Depois do sucesso obtido em Birdman – o longa foi premiado no Oscar como melhor filme, fotografia, roteiro original e direção –, o diretor mexicano Alejandro González Iñarritu leva às telas uma adaptação do romance de Michael Punke, The revenant: a novel of revenge. O Regresso mostra as inóspitas e surpreendentes condições de sobrevivência de Hugh Glass (Leonardo DiCaprio), um guia de uma expedição de caça que, após ser gravemente atacado por um urso, é abandonado por iniciativa de Fitzgerald (Tom Hardy), principal encarregado de acompanhá-lo até o momento de sua morte. Além disso, o filme também gira em torno da vingança de Glass em relação a Fitzgerald por este ter matado seu filho. No roteiro de Iñarritu e Mark Smith, o assassinato funciona, dessa forma, como impulso que motiva toda a jornada do protagonista.
Impressiona no filme o realismo das cenas, sobretudo no momento do ataque do urso, em que a agonia, o nojo e a compaixão com o personagem são automaticamente acionados no espectador que se encontra ansioso para que o embate logo termine.

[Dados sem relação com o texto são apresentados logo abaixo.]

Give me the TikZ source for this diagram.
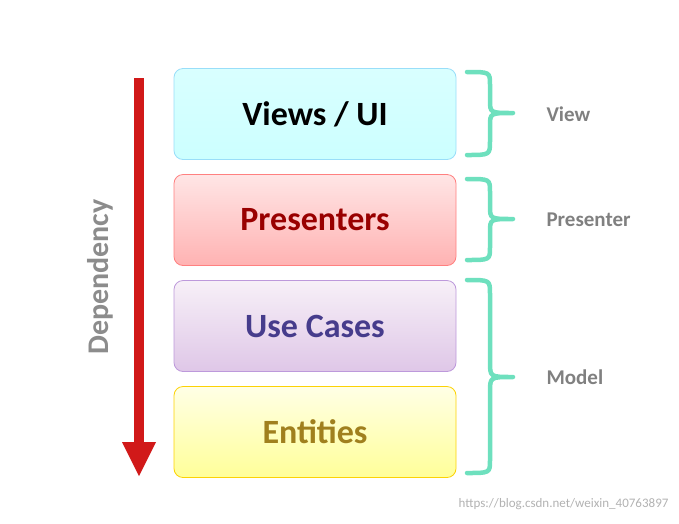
\documentclass[tikz,border=0pt]{standalone}
\usepackage{fontspec}
\setmainfont{Carlito}
\begin{document}
\begin{tikzpicture}[x=1pt,y=-1pt,
  box/.style={draw, rounded corners=9pt, line width=0.8pt, minimum width=282pt, minimum height=91pt, font=\bfseries\fontsize{34}{38}\selectfont},
  brace/.style={line width=4.5pt, line cap=round, line join=round},
  lab/.style={font=\bfseries\fontsize{21}{24}\selectfont, text=black!50, anchor=west}]
\useasboundingbox (0,0) rectangle (679,523);
\definecolor{bc}{RGB}{110,224,190}
\definecolor{uc}{RGB}{70,60,140}
\definecolor{ec}{RGB}{160,128,30}
\node[box, draw=cyan!40, top color=white!85!cyan, bottom color=cyan!20!white] (v) at (315,114) {Views / UI};
\node[box, draw=red!50, top color=red!10!white, bottom color=red!30!white, text=red!60!black] (p) at (315,220) {Presenters};
\node[box, draw=blue!30!violet!40, top color=blue!4!violet!6!white, bottom color=blue!15!violet!22!white, text=uc] (u) at (315,326) {Use Cases};
\node[box, draw=yellow!70!orange, top color=yellow!10!white, bottom color=yellow!40!white, text=ec] (e) at (315,432) {Entities};
\fill[red!80!black!90] (134,78) rectangle (144,442);
\fill[red!80!black!90] (122,442) -- (139,476) -- (156,442) -- cycle;
\node[rotate=90, font=\bfseries\fontsize{30}{34}\selectfont, text=black!45] (d) at (100,277) {Dependency};
\begin{scope}[brace, draw=bc]
\draw (467,72) .. controls (490,72) .. (490,85) -- (490,100) .. controls (490,113) .. (513,113) .. controls (490,113) .. (490,126) -- (490,141) .. controls (490,155) .. (467,155);
\draw (467,179) .. controls (490,179) .. (490,192) -- (490,206) .. controls (490,219) .. (513,219) .. controls (490,219) .. (490,232) -- (490,247) .. controls (490,260) .. (467,260);
\draw (467,280) .. controls (490,280) .. (490,294) -- (490,362) .. controls (490,377) .. (513,377) .. controls (490,377) .. (490,392) -- (490,460) .. controls (490,473) .. (467,473);
\end{scope}
\node[lab] (lv) at (543,114) {View};
\node[lab] (lp) at (543,220) {Presenter};
\node[lab] (lm) at (543,377) {Model};
\node[font=\fontsize{13}{15}\selectfont, text=black!30, anchor=east] (w) at (672,504) {https://blog.csdn.net/weixin\_40763897};
\end{tikzpicture}
\end{document}
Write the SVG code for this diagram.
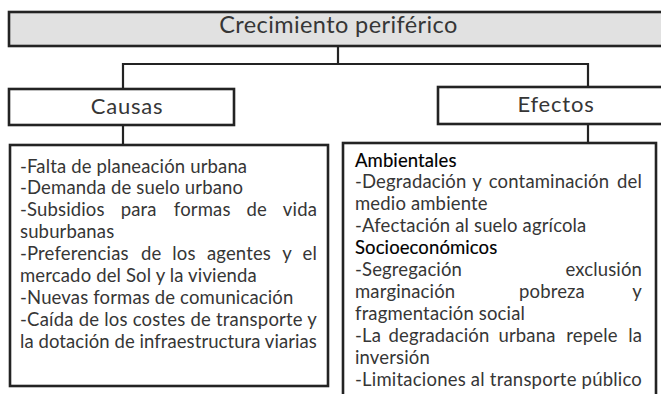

Ao mesmo tempo que essa proximidade com o real seja valiosa para o filme, existem pontos, porém, que se distanciam de uma realidade plausível, como a relativamente rápida recuperação do protagonista ou até mesmo o fato de ele não ter perdido sua garrafa enquanto era arrastado nas águas por uma brutal correnteza. Os detalhes duvidosos, contudo, ainda comprometem menos a narrativa do que os flashbacks relacionados à vida pessoal de Glass, que surgem inoportunamente e que poderiam ser descartados sem que a compreensão ou a dramaticidade fossem prejudicadas por isso.
No entanto, o trabalho técnico de O Regresso se revela incrível pelas perspectivas proporcionadas pela câmera, seja na batalha inicial contra os índios – o público acompanha todo o conflito diante de uma lente que capta os homens, um a um, à medida que são atingidos, fator que o aproxima ainda mais desse momento caótico –, seja no foco em relação aos personagens, de modo que a aproximação permitida pelos closes manifesta também uma aproximação a suas experiências emocionais, como acontece, por exemplo, quando percebemos toda a dor de Glass no instante em que a câmera registra de muito perto apenas o seu rosto após o ataque do urso. Outro aspecto que desperta a atenção é a opção do diretor de destacar e, mais do que isso, lembrar que há alguém por trás da câmera: é o que ocorre quando a lente embaça com a respiração do personagem ou, ainda, quando é manchada por respingos de sangue provenientes da luta final entre Hugh Glass e Fitzgerald.
Diante dessa câmera que o flagra tão de perto, Leonardo DiCaprio tem uma atuação brilhante no filme, sobretudo porque grande parte de sua comunicação não ocorre por uma linguagem verbal, o que consiste na alta capacidade do ator de expressar-se fisicamente, por meio de respirações pesadas e sussurros e em sua total entrega para isso. Tom Hardy, que interpreta o antagonista Fitzgerald, também se destaca ao ser capaz de apresentar um vilão cujas expressões faciais já bastariam para revelar sua insanidade e sua falta de altruísmo. O simples modo de falar, com uma dicção não tão nítida, por exemplo, é outra característica que particulariza esse personagem que demonstra a todo tempo impaciência e fúria.
Ainda que DiCaprio tenha feito um trabalho admirável – considerando também os sacrifícios como ter de comer fígado cru, enfrentar temperaturas muito baixas e carregar uma pele de urso de quase cinquenta quilos –, a construção de seu personagem não parece tão profunda quanto poderia ser. Foi brilhante, mas não impecável. Fica para o espectador a sensação de ter se comovido mais com o ator Leonardo DiCaprio, devido às condições a que se submeteu para que o trabalho desse certo, do que com o personagem Hugh Glass, que sobreviveu ao ataque de um urso, viu o filho morrer e percorreu uma jornada dificílima para se vingar.
Com suas doze indicações ao Oscar, o inegável acerto de O Regresso, a meu ver, é a fotografia. O trabalho de Emmanuel Lubezki é o que dá mais vida ao filme, o que mais comove a plateia e o que mais a insere de algum modo na trama. As paisagens que aparecem na tela e, principalmente, a maneira como elas são registradas expressam incrivelmente o plano emocional da história, como se cada imagem proporcionasse uma reflexão acerca do sofrimento de Glass. Nesse sentido, o conjunto da obra é favorecido e O Regresso se afirma como um bom filme.